Edmonson Voice Staff
Traffic stops are the most common incidents that police officers work while on the job. Although our local officers rarely engage in a dangerous threat here at home while stopping a vehicle, they still have to be ready for those situations. The Edmonson County Sheriff's Office, Brownsville Police, and the U.S. Park Service worked together through hot and muggy conditions yesterday as they completed a Traffic Stop Threat Response course, held in the rear parking lot of ECMS.
"There is a significant number of officers killed by gunfire every year, and of those, it's not uncommon for a large number of those to be from what should be routine traffic stops," said Sheriff Shane Doyle. "You can get kind of in a rut when you handle all these traffic stops where they're all pretty much the same, so we wanted to go through this training so than we can be better prepared for any situation that arises."

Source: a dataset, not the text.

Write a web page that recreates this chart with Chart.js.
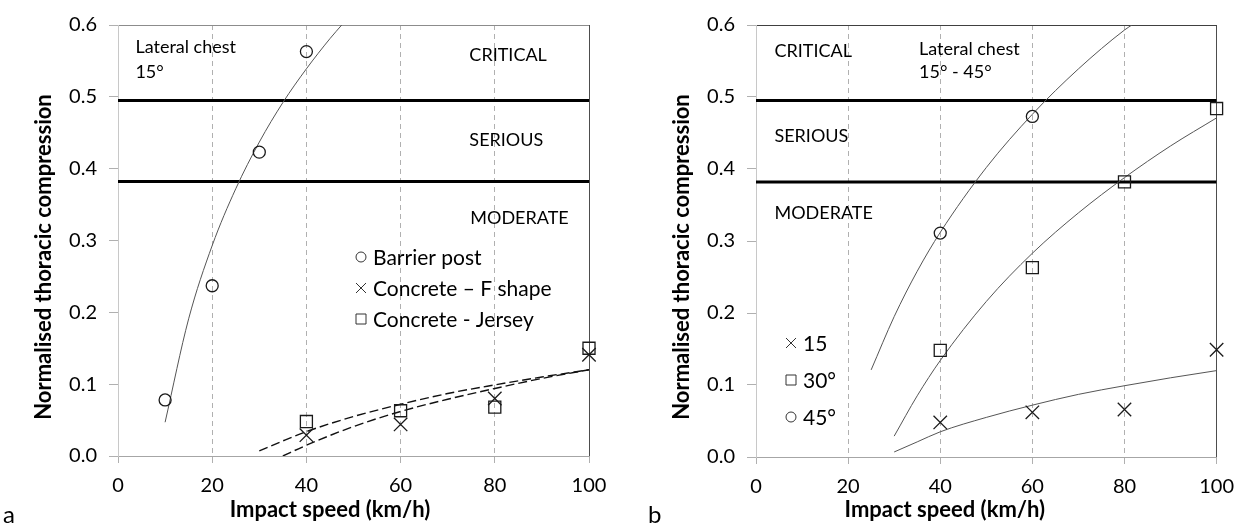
<!DOCTYPE html>
<html>
<head>
<meta charset="utf-8">
<script src="https://cdn.jsdelivr.net/npm/chart.js@4.4.1/dist/chart.umd.min.js"></script>
<style>
  body { margin: 0; background: #fff; width: 1245px; height: 527px; overflow: hidden; position: relative; }
  .panel { position: absolute; top: 0; height: 527px; }
  #wrapA { left: 0; width: 620px; }
  #wrapB { left: 620px; width: 625px; }
</style>
</head>
<body>
<div class="panel" id="wrapA"><canvas id="chartA" width="620" height="527"></canvas></div>
<div class="panel" id="wrapB"><canvas id="chartB" width="625" height="527"></canvas></div>
<script>
// ---- data ----
const xTicks = [0, 20, 40, 60, 80, 100];
const yTicks = [0, 0.1, 0.2, 0.3, 0.4, 0.5, 0.6];
const injuryLimits = [0.495, 0.382]; // critical/serious, serious/moderate

// panel a
const speedPost = [10, 20, 30, 40];
const barrierPost = [0.078, 0.237, 0.423, 0.563];
const speedConcrete = [40, 60, 80, 100];
const fShape = [0.029, 0.044, 0.080, 0.141];
const jersey = [0.048, 0.063, 0.068, 0.150];

const postFitX = [10, 15, 20, 25, 30, 35, 40, 45, 47.5];
const postFitY = [0.047, 0.191, 0.293, 0.372, 0.437, 0.492, 0.539, 0.581, 0.600];
const jerseyFitX = [30, 35, 40, 50, 60, 70, 80, 90, 100];
const jerseyFitY = [0.007, 0.021, 0.034, 0.055, 0.072, 0.087, 0.099, 0.110, 0.120];
const fShapeFitX = [35, 40, 50, 60, 70, 80, 90, 100];
const fShapeFitY = [0.000, 0.015, 0.041, 0.062, 0.079, 0.094, 0.108, 0.120];

// panel b
const speedB = [40, 60, 80, 100];
const angle15 = [0.048, 0.062, 0.066, 0.149];
const angle30 = [0.148, 0.263, 0.382, 0.484];
const speed45 = [40, 60];
const angle45 = [0.311, 0.473];

const fit15X = [30, 35, 40, 50, 60, 70, 80, 90, 100];
const fit15Y = [0.007, 0.021, 0.035, 0.055, 0.072, 0.087, 0.099, 0.110, 0.120];
const fit30X = [30, 35, 40, 50, 60, 70, 80, 90, 100];
const fit30Y = [0.029, 0.085, 0.134, 0.216, 0.283, 0.339, 0.388, 0.432, 0.471];
const fit45X = [25, 30, 35, 40, 50, 60, 70, 80, 81.6];
const fit45Y = [0.121, 0.195, 0.258, 0.312, 0.402, 0.476, 0.539, 0.593, 0.600];

const FONT = "Lato, 'Open Sans', sans-serif";

function pts(xs, ys) {
  return xs.map((x, i) => ({ x: x, y: ys[i] }));
}

function markers(label, xs, ys, style) {
  const radius = { circle: 6, rect: 8.5, crossRot: 9.5 }[style];
  return {
    label: label, data: pts(xs, ys), showLine: false, clip: false,
    pointStyle: style, pointRadius: radius, pointHoverRadius: radius,
    pointBorderColor: '#1a1a1a', pointBackgroundColor: 'rgba(0,0,0,0)', pointBorderWidth: 1.3,
  };
}

function curve(xs, ys, dashed) {
  return {
    label: '', data: pts(xs, ys), showLine: true, pointRadius: 0,
    borderColor: dashed ? '#111' : '#555', borderWidth: dashed ? 1.4 : 1,
    borderDash: dashed ? [9, 4] : [], cubicInterpolationMode: 'monotone',
  };
}

function limitLine(v) {
  return {
    label: '', data: pts([xTicks[0], xTicks[xTicks.length - 1]], [v, v]),
    showLine: true, pointRadius: 0, borderColor: '#000', borderWidth: 3,
  };
}

function drawMarker(ctx, style, x, y, r) {
  ctx.beginPath();
  if (style === 'circle') {
    ctx.arc(x, y, r, 0, Math.PI * 2);
  } else if (style === 'rect') {
    ctx.rect(x - r, y - r, 2 * r, 2 * r);
  } else {
    ctx.moveTo(x - r, y - r); ctx.lineTo(x + r, y + r);
    ctx.moveTo(x + r, y - r); ctx.lineTo(x - r, y + r);
  }
  ctx.stroke();
}

const panelText = {
  id: 'panelText',
  afterDatasetsDraw(chart, args, opts) {
    const { ctx, chartArea: a, scales: { x, y } } = chart;
    ctx.save();
    ctx.fillStyle = '#000';
    ctx.textBaseline = 'middle';

    ctx.font = '18px ' + FONT;
    opts.notes.forEach(n => {
      ctx.textAlign = 'left';
      ctx.fillText(n.text, x.getPixelForValue(n.x), y.getPixelForValue(n.y));
    });

    ctx.font = '21px ' + FONT;
    ctx.textAlign = 'left';
    ctx.strokeStyle = '#333';
    ctx.lineWidth = 1;
    opts.legend.items.forEach((idx, i) => {
      const ds = chart.data.datasets[idx];
      const px = a.left + opts.legend.x;
      const py = a.top + opts.legend.y + i * opts.legend.gap;
      drawMarker(ctx, ds.pointStyle, px, py, { circle: 5, rect: 5, crossRot: 5 }[ds.pointStyle]);
      ctx.fillText(ds.label, px + 12, py + 1);
    });

    ctx.font = 'bold 22px ' + FONT;
    ctx.textAlign = 'center';
    ctx.fillText(opts.xTitle, a.left + a.width * opts.xTitlePos, 510);
    ctx.save();
    ctx.translate(opts.yTitleX, 257);
    ctx.rotate(-Math.PI / 2);
    ctx.fillText(opts.yTitle, 0, 0);
    ctx.restore();

    ctx.font = '24px ' + FONT;
    ctx.textAlign = 'left';
    ctx.textBaseline = 'alphabetic';
    ctx.fillText(opts.letter, opts.letterX, 523);
    ctx.restore();
  }
};

function makeOptions(cfg) {
  return {
    responsive: false,
    animation: false,
    events: [],
    layout: { padding: { top: 25, right: cfg.padRight, left: 0, bottom: 0 } },
    plugins: {
      legend: { display: false },
      tooltip: { enabled: false },
      panelText: cfg.text,
    },
    scales: {
      x: {
        type: 'linear', min: xTicks[0], max: xTicks[xTicks.length - 1],
        afterFit: s => { s.height = cfg.xHeight; },
        afterBuildTicks: s => { s.ticks = xTicks.map(v => ({ value: v })); },
        ticks: { font: { family: FONT, size: 20 }, color: '#000', padding: 11 },
        grid: {
          color: c => (c.tick && c.tick.value === 100) ? '#4d4d4d' : '#b0b0b0',
          tickColor: '#b0b0b0', tickLength: 7, lineWidth: 1,
        },
        border: {
          color: '#a6a6a6',
          dash: c => (c.tick && (c.tick.value === 0 || c.tick.value === 100)) ? [] : [5, 4],
        },
      },
      y: {
        type: 'linear', min: yTicks[0], max: yTicks[yTicks.length - 1],
        afterFit: s => { s.width = cfg.yWidth; },
        afterBuildTicks: s => { s.ticks = yTicks.map(v => ({ value: v })); },
        ticks: { font: { family: FONT, size: 20 }, color: '#000', padding: 12, callback: v => v.toFixed(1) },
        grid: {
          color: c => (c.tick && Math.abs(c.tick.value - 0.6) < 1e-6) ? cfg.topColor : 'rgba(0,0,0,0)',
          tickColor: '#b0b0b0', tickLength: 9,
        },
        border: { color: '#c8c8c8' },
      },
    },
  };
}

new Chart(document.getElementById('chartA'), {
  type: 'scatter',
  data: {
    datasets: [
      markers('Barrier post', speedPost, barrierPost, 'circle'),
      markers('Concrete \u2013 F shape', speedConcrete, fShape, 'crossRot'),
      markers('Concrete - Jersey', speedConcrete, jersey, 'rect'),
      curve(postFitX, postFitY, false),
      curve(jerseyFitX, jerseyFitY, true),
      curve(fShapeFitX, fShapeFitY, true),
      limitLine(injuryLimits[0]),
      limitLine(injuryLimits[1]),
    ],
  },
  options: makeOptions({
    padRight: 31, yWidth: 118, xHeight: 71, topColor: '#8c8c8c',
    text: {
      notes: [
        { text: 'Lateral chest', x: 3.7, y: 0.569 },
        { text: '15\u00b0', x: 3.7, y: 0.535 },
        { text: 'CRITICAL', x: 74.6, y: 0.558 },
        { text: 'SERIOUS', x: 74.6, y: 0.439 },
        { text: 'MODERATE', x: 74.8, y: 0.331 },
      ],
      legend: { items: [0, 1, 2], x: 243, y: 232, gap: 31 },
      xTitle: 'Impact speed (km/h)',
      xTitlePos: 0.45,
      yTitle: 'Normalised thoracic compression',
      yTitleX: 44,
      letter: 'a', letterX: 3,
    },
  }),
  plugins: [panelText],
});

new Chart(document.getElementById('chartB'), {
  type: 'scatter',
  data: {
    datasets: [
      markers('15', speedB, angle15, 'crossRot'),
      markers('30\u00b0', speedB, angle30, 'rect'),
      markers('45\u00b0', speed45, angle45, 'circle'),
      curve(fit15X, fit15Y, false),
      curve(fit30X, fit30Y, false),
      curve(fit45X, fit45Y, false),
      limitLine(injuryLimits[0]),
      limitLine(injuryLimits[1]),
    ],
  },
  options: makeOptions({
    padRight: 18, yWidth: 136, xHeight: 70, topColor: '#404040',
    text: {
      notes: [
        { text: 'CRITICAL', x: 4.0, y: 0.564 },
        { text: 'SERIOUS', x: 4.0, y: 0.445 },
        { text: 'MODERATE', x: 4.0, y: 0.339 },
        { text: 'Lateral chest', x: 35.4, y: 0.567 },
        { text: '15\u00b0 - 45\u00b0', x: 35.4, y: 0.534 },
      ],
      legend: { items: [0, 1, 2], x: 35, y: 318, gap: 37 },
      xTitle: 'Impact speed (km/h)',
      xTitlePos: 0.41,
      yTitle: 'Normalised thoracic compression',
      yTitleX: 62,
      letter: 'b', letterX: 28,
    },
  }),
  plugins: [panelText],
});
</script>
</body>
</html>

Doyle said the officers went through a number of scenarios, some for one officer and some involving two. He said some of the real-situation stops were simple where nothing happened, while others had a subject immediately "open fire" on the officer. The U.S. Park Service provided realistic feel air-soft guns for use during the drills. This required all the officers to wear protective gear during the seminar. "The 'bad guys' had these guns as well as the 'good guys', and we were shooting at each other," Doyle said. "They may be plastic BB's, but you feel them when they hit."
The course and scenarios were led by Deputy Wally Ritter and Officer Nathan Dennis. Also participating were Fish and Wildlife Officer Steve Nelson, District 2 Constable Tim Skees, and Probation and Parole Officer Josh Watt. There were also two that volunteered to be the "bad guys," Ethan Decker and Clay Deweese.
"We all want to thank ECMS Principal Brandon Prunty for letting us use the school's facilities during the exercise," Doyle said. "The key to this was multiple agencies coming together once again. We all have to work together in a county of our size, and it was a very positive training. Also thanks to Deputy Ritter and Officer Dennis for a job well done. This was just another way to be better prepared to serve the folks of Edmonson County."